Wisconsin Finishes ARS Restructuring With $210 Million Taxable Offering

CHICAGO - Completing the process it began in March, Wisconsin wrapped up the restructuring of its nearly $1 billion portfolio of taxable auction-rate securities earlier this week with the sale to Dexia Group of $210 million of variable-rate index bonds that will refund the state's remaining ARS.

The state signed a bond purchase agreement with Dexia on Wednesday setting the price on the debt at the London Interbank Offered Rate plus 1.10%, Wisconsin capital finance director Frank Hoadley said yesterday.

The offer was brokered through underwriter Morgan Stanley.

JPMorgan and UBS Securities LLC were the auction agents on the original auction-rate securities that were part of a larger $1.8 billion appropriation-backed state bond sale in 2003 and that included nearly $1 billion of ARS, with the remainder sold as fixed rate.

Officials started the restructuring process in February as they saw auctions fail and rates rise as investors began to shun the products amid credit concerns, and as investment banks withdrew their support as they too worried about liquidity amid massive losses over exposure to subprime securities.

The maximum rate that the securities could be set at under terms of the 2003 transaction was 15%. The original debt was sold in nine tranches that were auctioned every 28 days.

The state sought to exit the auction-rate market with the restructuring while at the same time maintaining flexibility to refund the bonds in future years as bullet maturities in the original amortization schedule come due. The 2003 bonds were sold to raise money for Wisconsin's unfunded pension-related liabilities.

The state heavily marketed the restructured bonds in March to foreign buyers. European banks, such as Dexia Groupand Depfa Bank PLC, which specialize in municipal products, bought the seven of the nine auction-rate tranches that sold in March.

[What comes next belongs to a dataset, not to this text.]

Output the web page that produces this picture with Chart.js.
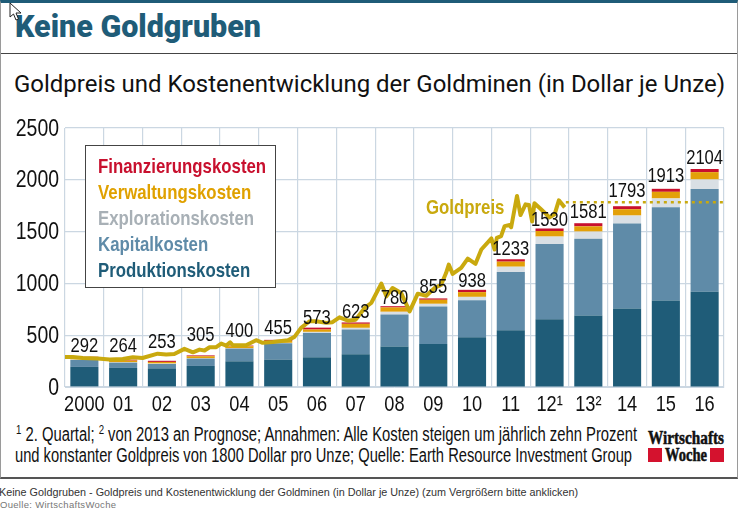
<!DOCTYPE html>
<html><head><meta charset="utf-8">
<script src="https://cdn.jsdelivr.net/npm/chart.js@4"></script>
<style>
html,body{margin:0;padding:0;background:#fff;width:739px;height:508px;overflow:hidden;font-family:"Liberation Sans",sans-serif}
.abs{position:absolute;white-space:nowrap}
#frame{left:0;top:0;width:738px;height:479px;border:1px solid #9a9a9a;border-top:3px solid #1f5c78;border-bottom:2px solid #555;box-sizing:border-box}
#rule{left:1px;top:53px;width:736px;height:1px;background:#444}
#head{left:15px;top:7px;font:900 32px "Roboto",sans-serif;color:#1f5c78;transform-origin:0 0}
#sub{left:14px;top:70px;font:24px "Roboto",sans-serif;color:#111;transform-origin:0 0}
#wrap{left:0;top:110px;width:739px;height:310px}
.note{font:20px "Liberation Sans",sans-serif;color:#111;transform-origin:0 0}
sup{font-size:13px;line-height:0;vertical-align:7px}
.logo{font:bold 18px "Liberation Serif",serif;color:#111;transform-origin:0 0;-webkit-text-stroke:.5px #111}
.red{background:#d4122e;width:14px;height:14px}
#cap{left:-1px;top:486px;font:10.8px "Liberation Sans",sans-serif;color:#333}
#src{left:0;top:499px;font:9.5px "Liberation Sans",sans-serif;color:#777;letter-spacing:.3px}
</style></head><body>
<div id="frame" class="abs"></div>
<div id="rule" class="abs"></div>
<div id="head" class="abs" data-fit="246">Keine Goldgruben</div>
<div id="sub" class="abs" data-fit="711">Goldpreis und Kostenentwicklung der Goldminen (in Dollar je Unze)</div>
<div id="wrap" class="abs"><canvas id="c" width="739" height="310"></canvas></div>
<div class="note abs" style="left:16px;top:423px" data-fit="621"><sup>1</sup> 2. Quartal; <sup>2</sup> von 2013 an Prognose; Annahmen: Alle Kosten steigen um jährlich zehn Prozent</div>
<div class="note abs" style="left:15px;top:444px" data-fit="617">und konstanter Goldpreis von 1800 Dollar pro Unze; Quelle: Earth Resource Investment Group</div>
<div class="logo abs" style="left:648px;top:428px" data-fit="76">Wirtschafts</div>
<div class="logo abs" style="left:665px;top:445px" data-fit="42">Woche</div>
<div class="red abs" style="left:648px;top:448px"></div>
<div class="red abs" style="left:710px;top:448px"></div>
<div id="cap" class="abs">Keine Goldgruben - Goldpreis und Kostenentwicklung der Goldminen (in Dollar je Unze) (zum Vergrößern bitte anklicken)</div>
<div id="src" class="abs">Quelle: WirtschaftsWoche</div>
<svg class="abs" style="left:9px;top:2px" width="14" height="20" viewBox="0 0 14 20"><path d="M1 1 L1 15 L4.5 12 L7 18 L9.5 17 L7 11 L12 11 Z" fill="#fff" stroke="#222" stroke-width="1"/></svg>
<script>
const categories=["2000","01","02","03","04","05","06","07","08","09","10","11","12¹","13²","14","15","16"];
const totalLabels=["292","264","253","305","400","455","573","623","780","855","938","1233","1530","1581","1793","1913","2104"];
const yTicks=[0,500,1000,1500,2000,2500];
const produktion=[194,184,180,203,248,265,287,316,390,416,480,548,655,690,758,835,920];
const kapital=[67,51,42,71,123,157,235,239,310,361,358,562,725,742,819,900,990];
const exploration=[4,4,4,3,3,4,10,16,26,26,32,51,72,68,78,85,93];
const verwaltung=[16,16,16,20,19,19,23,39,42,39,46,49,54,51,61,64,71];
const finanzierung=[11,9,11,8,7,10,18,13,12,13,22,23,24,30,29,29,30];
const goldX=[-0.52,-0.3,-0.04,0.34,0.65,0.99,1.25,1.5,1.89,2.11,2.32,2.58,2.8,2.97,3.1,3.23,3.4,3.53,3.66,3.76,3.83,4.17,4.43,4.6,4.86,5.25,5.42,5.59,5.81,5.98,6.24,6.4,6.58,6.8,7.0,7.23,7.4,7.66,7.79,7.95,8.17,8.39,8.6,8.82,9.05,9.2,9.33,9.4,9.5,9.72,9.89,10.09,10.24,10.5,10.58,10.64,10.75,10.84,10.97,11.01,11.16,11.25,11.38,11.47,11.55,11.61,11.78,12.0,12.13,12.24,12.39];
const goldY=[290,290,280,274,265,271,287,280,322,313,319,368,335,361,352,384,384,419,400,432,403,403,452,426,435,452,484,571,635,635,619,626,672,640,650,763,811,998,875,956,908,730,901,881,960,985,1100,1182,1092,1150,1240,1189,1327,1434,1327,1440,1457,1553,1563,1542,1844,1660,1763,1757,1598,1773,1715,1637,1667,1802,1734];
const forecastX=[12.42,16.47];
const forecastY=[1783,1783];
const legendItems=["Finanzierungskosten","Verwaltungskosten","Explorationskosten","Kapitalkosten","Produktionskosten"];
const legendColors=["#c8102e","#e0a100","#a8b0b6","#5f8ba8","#1f5c78"];
const goldLabel="Goldpreis";
const FONT='"Liberation Sans",sans-serif';
const SX=0.81;
const labelLift=[5,8,13,14,9,6,4,4,2.5,5,2.6,4,2.3,5,4,7,5];
document.querySelectorAll('[data-fit]').forEach(el=>{
  const w=el.getBoundingClientRect().width;
  el.style.transform='scaleX('+(+el.dataset.fit/w)+')';
});
const toXY=(xs,ys)=>xs.map((x,i)=>({x,y:ys[i]}));
const bar=(label,data,color)=>({type:'bar',label,data,backgroundColor:color,stack:'s',xAxisID:'x',yAxisID:'y',grouped:false,barPercentage:.725,categoryPercentage:1,order:2});
function narrow(ctx,t,x,y,sx){ctx.save();ctx.translate(x,y);ctx.scale(sx||SX,1);ctx.fillText(t,0,0);ctx.restore();}
const overlay={id:'overlay',afterDatasetsDraw(ch){
  const {ctx,scales:{x,y}}=ch;
  ctx.save();
  ctx.fillStyle='#111';
  ctx.font='22.5px '+FONT;ctx.textAlign='center';ctx.textBaseline='alphabetic';
  categories.forEach((t,i)=>narrow(ctx,t,x.getPixelForValue(i),y.bottom+24));
  ctx.font='24px '+FONT;ctx.textAlign='right';ctx.textBaseline='middle';
  yTicks.forEach(v=>narrow(ctx,String(v),59,y.getPixelForValue(v)+1));
  ctx.font='20.5px '+FONT;ctx.textAlign='center';ctx.textBaseline='alphabetic';
  totalLabels.forEach((t,i)=>narrow(ctx,t,x.getPixelForValue(i),y.getPixelForValue(Number(t))-labelLift[i]));
  ctx.textAlign='left';ctx.fillStyle='#c9a90e';ctx.font='bold 20.5px '+FONT;
  narrow(ctx,goldLabel,426,104,.82);
  const bx=85.5,by=35.5,bw=190,bh=142;
  ctx.fillStyle='#fff';ctx.fillRect(bx,by,bw,bh);
  ctx.strokeStyle='#444';ctx.lineWidth=1;ctx.strokeRect(bx,by,bw,bh);
  legendItems.forEach((t,i)=>{ctx.fillStyle=legendColors[i];narrow(ctx,t,98,63+i*26,.82);});
  ctx.restore();
}};
new Chart(document.getElementById('c'),{
 data:{labels:categories,datasets:[
  bar('Produktionskosten',produktion,'#1f5c78'),
  bar('Kapitalkosten',kapital,'#5f8ba8'),
  bar('Explorationskosten',exploration,'#d9dfe4'),
  bar('Verwaltungskosten',verwaltung,'#e3a008'),
  bar('Finanzierungskosten',finanzierung,'#c8102e'),
  {type:'line',label:'Goldpreis',data:toXY(goldX,goldY),xAxisID:'xg',yAxisID:'y',borderColor:'#c9a90e',borderWidth:4,pointRadius:0,tension:0,order:1,borderJoinStyle:'round'},
  {type:'line',label:'Prognose',data:toXY(forecastX,forecastY),xAxisID:'xg',yAxisID:'y',borderColor:'#c9a90e',borderWidth:2.6,borderDash:[3,4],pointRadius:0,order:1}
 ]},
 options:{responsive:false,animation:false,
  layout:{padding:{left:0,right:15,top:18,bottom:0}},
  plugins:{legend:{display:false},tooltip:{enabled:false}},
  scales:{
   x:{stacked:true,afterFit(s){s.height=33;},grid:{color:'#cbd7e2',lineWidth:1.2,drawTicks:false},border:{color:'#cbd7e2'},ticks:{display:false}},
   xg:{type:'linear',display:false,min:-0.5,max:16.5},
   y:{stacked:true,min:0,max:2500,afterFit(s){s.width=65;},grid:{color:'#cbd7e2',lineWidth:1.2,drawTicks:false},border:{display:false},ticks:{display:false,stepSize:500}}
  }},
 plugins:[overlay]
});
</script>
</body></html>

About $500 million of the overall refunding sold with a fixed rate, paying an average coupon of about 5.05% with a true interest cost closer to 6%. Another $300 million was sold as variable-rate index bonds with an interest rate equal to one month Libor plus 1.20%. Swaps that had been tied to the auction-rate debt remain in place on the variable-rate bonds sold in March and the debt sold earlier this week.

Wisconsin continued to explore various options on the remaining $200 million, receiving offers from foreign buyers interested in various structures, including the inclusion of some debt issued in Euros or Yen or with basis swaps, but some of the structures raised legal issues for the state given its current debt statutes. Officials eventually settled on using the same floating, index-based rate on the remaining tranche.

"This transaction gets this problem off our table," Hoadley said, referring to the collapse of the auction-rate market.

The rating agencies affirmed the appropriation credit in the high single-A category this week. Moody's Investors Service also affirmed its negative outlook on the A1 credit and the state's Aa3 general obligation rating, reflecting analysts' concerns that tnarrow operating margins and financial resources leave it "vulnerable to the impact of a declining national economy."

The credit affirmation comes Wisconsin completed work on closing a $621 million deficit in the current two-year budget due to faltering revenue collections. The state earlier this year undertook spending cuts and restructured the amortization of a short-term GO borrowing through its extendible commercial paper program, eliminating a $125 million payment that had been owed in the current budget.

Gov. Jim Doyle last week signed into law the final measures to eliminate a remaining $500 million shortfall. Those measures include $270 million of spending cuts, using $57 million in a budget reserve, and tapping some savings up front in a proposed restructuring of up to $1.7 billion of the state's 2002 tobacco bond sale.

Fitch Ratings and Standard & Poor's rate Wisconsin's GOs AA-minus, with a stable outlook.